On December 27th the newly sworn in City Council adopted an Urgency Ordinance amending the September 1, 2012 contract agreement with police officers and misc. employees in which the retirement benefit formulas for new hires was changed from 3% at age 50 for police to 3% at age 55 and the retirement benefit formula for misc. employees was changed from 2.7% at age 55 to 2% at age 62. Basically, what they did was restore the more generous pension benefits for new hires.

The reason it was called an “urgency ordinance“ was it had to become effective before January 1, 2013 when a voter approved state law would tie their hands. The new law mandates specific pension formulas for public employees (2.7% at age 55 for police officers and 2% at age 62 for other employee categories). They did, however, put a cap on lateral police hires. The chief can only hire five lateral officers at the 3% at age 50 retirement formula after which he’ll have to request more from Council. After 18 months, lateral hires will have to come in at the new 2.7% at 55 formula but could keep any prior accrued under old pension rules. Rookie hires would come in at the new state rate.

Council again took action on February 19th, upon hearing that City Manger Jim Jakel was planning to retire. They offered him a generous amendment to his contract if he stayed on until the end of December. (Jakel’s employment contract with the city is dated October 14, 2003). If he did so, during the last six months of the year his compensation would also include a monthly retention payment of $2,750 and a monthly deferred compensation payment of $3,533 which would be excluded from the calculation of final compensation for purposes of his PERS retirement formula. Currently his base salary is $16,719 a month.

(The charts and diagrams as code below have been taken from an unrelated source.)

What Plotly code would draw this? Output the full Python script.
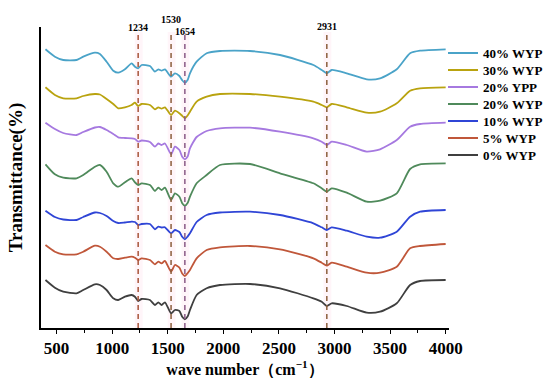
import plotly.graph_objects as go

# wave numbers (cm-1) sampled along the spectra
wavenumber = [400, 485, 560, 680, 740, 845, 890, 950, 1010, 1055, 1115, 1175, 1205, 1234, 1265,
              1340, 1385, 1415, 1445, 1475, 1530, 1565, 1605, 1630, 1654, 1680, 1700, 1760, 1850, 1970, 2240,
              2510, 2810, 2885, 2931, 2975, 3110, 3290, 3410, 3560, 3680, 3770, 4000]

# offset transmittance traces (arbitrary units)
wyp_40 = [278.7, 271.3, 268, 268, 271.3, 275.3, 274, 266.3, 257.3, 255.3, 258.7, 264.7, 261.3, 259.7, 263,
          262, 256.3, 258.7, 257.3, 258.7, 251.3, 254.7, 252, 247.8, 245.3, 248.3, 254.7, 266.3, 274.7, 277, 277,
          273, 263, 258, 254.7, 258, 254.7, 248.7, 249.7, 258.7, 274.7, 277.3, 278.7]
wyp_30 = [240.7, 233, 229.7, 229.7, 232, 234, 233.5, 229, 224, 219.7, 220.7, 223, 225.3, 222, 224,
          223, 218.7, 220.7, 219.3, 220.7, 213, 217.3, 214.7, 212.2, 209.7, 212.7, 216.3, 226.3, 231.3, 234, 234,
          231.3, 226.3, 223, 220.7, 224, 220.7, 215.3, 216.3, 224.7, 237.3, 239.7, 240.7]
ypp_20 = [205.3, 199, 195, 193, 196, 200.5, 201, 198, 194, 190.7, 190, 189.7, 189, 186.3, 187.5,
          186, 181.3, 184.5, 183, 184.5, 173.7, 181.3, 178, 171.2, 168.7, 171.7, 179.7, 191, 197, 199.7, 200.3,
          196.3, 189.7, 186.3, 183, 186.3, 183, 176.3, 178.7, 188, 201.3, 204, 205.3]
wyp_20 = [163.7, 153.7, 150.3, 149.7, 153, 161.3, 163, 156.3, 144.7, 141.3, 145.7, 149.7, 145.7, 143, 144.7,
          143, 137, 140.3, 138, 140.3, 128, 134.7, 131.3, 124.8, 122.3, 125.3, 131.3, 144.7, 153, 163, 164,
          154.7, 144.7, 139.7, 136.3, 139.7, 135.3, 126.3, 127.3, 134.7, 159, 163.7, 164.7]
wyp_10 = [117.3, 111, 108.5, 108, 111, 115.5, 115, 112, 107, 105, 105.5, 106.3, 106, 103, 104,
          104, 98.7, 101.3, 100.5, 100.7, 94.7, 98, 96, 91.2, 88.7, 91.7, 94.7, 106, 113, 115.5, 116.3,
          113, 104.7, 100.7, 98, 100.7, 97.3, 91.3, 90.3, 96.3, 111.3, 116.3, 118]
wyp_5 = [83, 76.3, 73.7, 73.7, 76.3, 82.3, 81.3, 76.3, 69.7, 69, 70.3, 71.3, 70.3, 68, 69.7,
         68, 63.7, 66.3, 64.7, 67, 56.3, 63, 60.3, 54.5, 52, 55, 58, 69.7, 78, 80.7, 82,
         78.7, 69.7, 65.3, 62.3, 65.3, 61.3, 55.3, 55.3, 61.3, 79.7, 82, 84]
wyp_0 = [48, 40.3, 36.3, 34.7, 38, 43.7, 43, 38, 29.7, 28, 31.3, 33, 31.3, 27, 29,
         28, 23, 25.7, 23, 25.7, 14.7, 18, 17, 11.2, 8.7, 11.7, 18, 33, 39.7, 43, 44,
         39.7, 29.7, 26.3, 22, 24.7, 22, 15.3, 16.3, 24.7, 43, 47, 48]

series_names = ["40% WYP", "30% WYP", "20% YPP", "20% WYP", "10% WYP", "5% WYP", "0% WYP"]
series_values = [wyp_40, wyp_30, ypp_20, wyp_20, wyp_10, wyp_5, wyp_0]
series_colors = ["#4aa3c8", "#b9a30f", "#a679e0", "#4f8a5b", "#2f45d6", "#c0573a", "#3f3f3f"]

peak_positions = [1234, 1530, 1654, 2931]
peak_colors = ["#a8553a", "#8c5e3c", "#8a5a86", "#8c5e3c"]
peak_label_y = [1.023, 1.050, 1.010, 1.027]

tick_vals = [500, 1000, 1500, 2000, 2500, 3000, 3500, 4000]

SERIF = "Liberation Serif, Times New Roman, serif"

fig = go.Figure()
for name, vals, col in zip(series_names, series_values, series_colors):
    fig.add_trace(go.Scatter(x=wavenumber, y=vals, name=name, mode="lines", showlegend=False,
                             line=dict(color=col, width=1.8, shape="spline", smoothing=0.6)))

for pos, col, ly in zip(peak_positions, peak_colors, peak_label_y):
    fig.add_shape(type="rect", xref="x", yref="y", x0=pos - 30, x1=pos + 40, y0=0, y1=296,
                  fillcolor="rgba(255,200,220,0.18)", line_width=0, layer="below")
    fig.add_shape(type="line", xref="x", yref="y", x0=pos, x1=pos, y0=0, y1=296,
                  line=dict(color=col, width=1.5, dash="5px,4px"))
    fig.add_annotation(x=pos, y=ly, xref="x", yref="paper", text=f"<b>{pos}</b>",
                       showarrow=False, font=dict(family=SERIF, size=10, color="black"))

# legend drawn at the right of the plot (plot area spans 41..449 px wide, 27..328 px tall)
PLOT_W, PLOT_H = 408.0, 301.0
for i, (name, col) in enumerate(zip(series_names, series_colors)):
    row_y = (328 - (53 + 17 * i)) / PLOT_H
    fig.add_shape(type="line", xref="paper", yref="paper",
                  x0=(448 - 41) / PLOT_W, x1=(478 - 41) / PLOT_W, y0=row_y, y1=row_y,
                  line=dict(color=col, width=2))
    fig.add_annotation(x=(481 - 41) / PLOT_W, y=row_y, xref="paper", yref="paper",
                       xanchor="left", yanchor="middle", showarrow=False, text=f"<b>{name}</b>",
                       font=dict(family=SERIF, size=13, color="black"))

fig.update_layout(
    width=550, height=384,
    margin=dict(l=41, r=101, t=27, b=56, autoexpand=False),
    paper_bgcolor="white", plot_bgcolor="white",
    showlegend=False,
    xaxis=dict(range=[360, 4030], tickvals=tick_vals, ticktext=[f"<b>{v}</b>" for v in tick_vals],
               automargin=False,
               showline=True, linecolor="black", linewidth=1.5, ticks="outside", ticklen=4,
               tickcolor="black", tickwidth=1.2,
               minor=dict(tickvals=[750, 1250, 1750, 2250, 2750, 3250, 3750], ticks="outside",
                          ticklen=3, tickcolor="black"),
               tickfont=dict(family=SERIF, size=17, color="black"),
               showgrid=False, zeroline=False,
               title=dict(text="<b>wave number（cm<sup>−1</sup>）</b>", standoff=1,
                          font=dict(family=SERIF, size=16, color="black"))),
    yaxis=dict(range=[0, 301], showline=True, linecolor="black", linewidth=1.5,
               automargin=False,
               showticklabels=False, ticks="", showgrid=False, zeroline=False,
               title=dict(text="<b>Transmittance(%)</b>", standoff=12,
                          font=dict(family=SERIF, size=19, color="black"))),
)

fig.write_html("out.html", config={"displayModeBar": False},
               post_script="document.body.style.margin='0';document.body.style.overflow='hidden';")
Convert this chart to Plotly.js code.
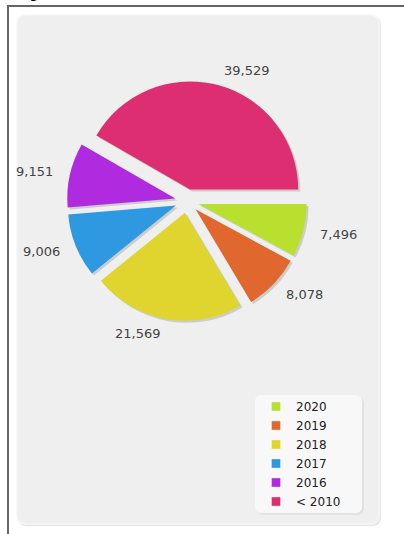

Not surprisingly the Council has now asked staff to explore ways to increase revenues via a sales tax, a parcel tax or a business license tax, all of which, if mandated for a specific use, require 2/3 vote approval.
In 2010 Antioch voters rejected a half cent non specific sales tax measure which only needed a simple majority to pass but failed when 55% of voters rejected it. The ballot measure stated that the revenues were to be used to avoid further police layoffs (20 less cops on duty than two years before), fix potholes, maintain local streets and sidewalks, restore code enforcement and clean up abandoned property. Opponents were concerned because tax revenues would be deposited in the City’s general fund and could, therefore, be used for all legal governmental purposes.

As for current police staffing, according to police Chief Cantando as of February 21st, here’s the situation: The department is currently authorized for 102 positions and is projected to be at 90 filled positions as of March 11, 2013 with 12 vacancies. An academy student is already hired as a trainee and would fill an authorized position. Ten officers are off duty due to injury, eight of those are OJI (on the job injury) and two are off duty for medical conditions. Two additional officers are on light duty due to OJI injuries, two CSO’s have been hired, another starting on March 11th. Four trainees start the CCCSO academy on April lst. Numerous trainee, lateral and academy graduate candidates are in various stages of the hiring process.